The decision of the circuit court is reversed in accordance with the views expressed in this opinion.
It is so ordered.
ADKINS, C.J., BOYD and ENGLAND, JJ., and KLEIN, Circuit Court Judge, concur.
ROBERTS, J., dissents.
ON REHEARING
OVERTON, Chief Justice.
We withheld determination on rehearing because of proposed amendments to the Rules of Juvenile Procedure and proposed legislation concerning Chapter 39, Florida Statutes. Petition for Rehearing is denied.
In our initial disposition of this cause, we held the provisions of Section 39.03(5)(a) and (b), Florida Statutes (1975), establish only directory guidelines concerning the place of commitment or detention of juveniles pending adjudication. We further determined Section 39.03(5)(a), Florida Statutes, granted the trial judge the authority to determine within his discretion the place of detention. Both parties now ask whether the requirements of Section 39.03(5)(b)1.b. and 2., are absolute. The parties contend our initial opinion is unclear relative to the authority of a judicial officer to jail a juvenile offender absent a recommendation of incarceration by the Division of Youth Services. We found the statute directory only, and the court may, if it deems it necessary, require detention absent Division of Youth Services' approval.

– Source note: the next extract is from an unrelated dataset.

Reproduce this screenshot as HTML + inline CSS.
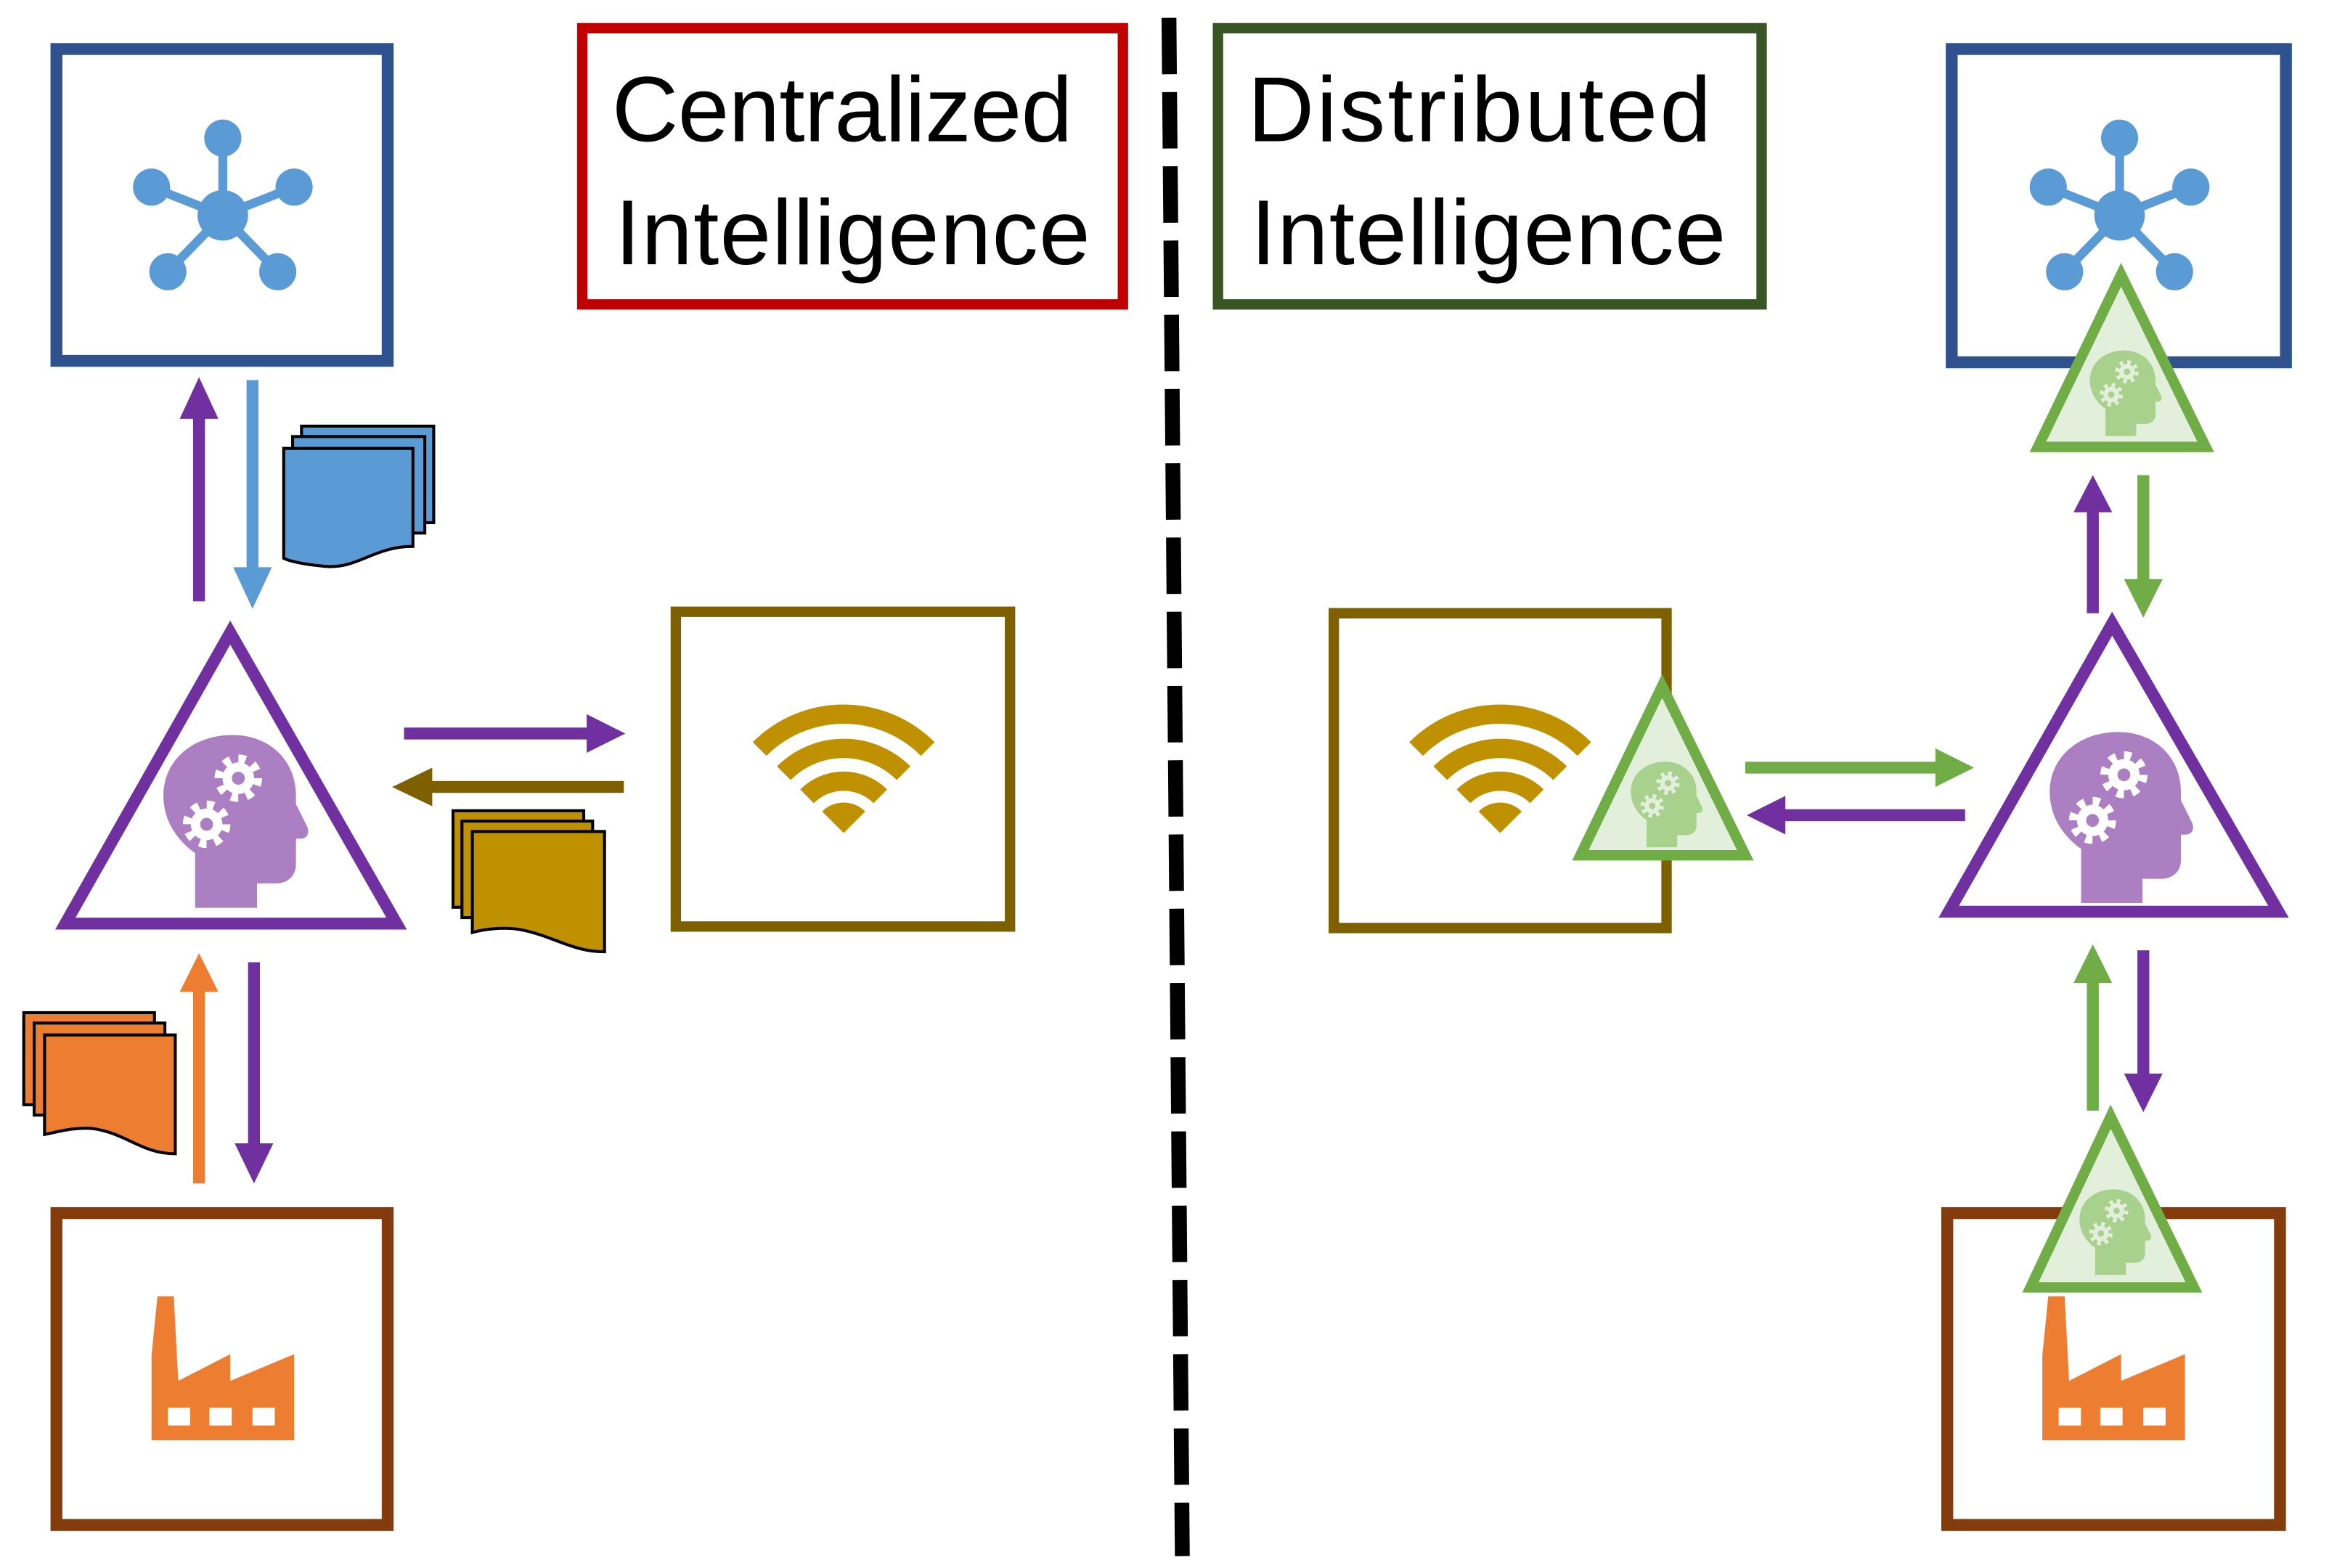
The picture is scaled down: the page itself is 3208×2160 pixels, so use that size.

*348 We hold the provisions of Section 39.03(5)(b)1.b. and 2. are directory only. They constitute elements which the trial judge properly should consider in making his commitment determination. Once committed to an executive agency, the agency must select among its facilities that best suited for the particular juvenile, but the court has the discretion to determine the appropriate detention or probation alternatives prescribed by statute taking into consideration the needs of both the individual and the public. He cannot be limited in this choice by the recommendation or lack of recommendation of Division of Youth Services personnel.
ADKINS, BOYD, ENGLAND, SUNDBERG, HATCHETT and KARL, JJ., concur.
NOTES
[1] Art. V, § 3(b)(1), Fla. Const.
[2] §§ 39.03(5)(a) and (b), Florida Statutes.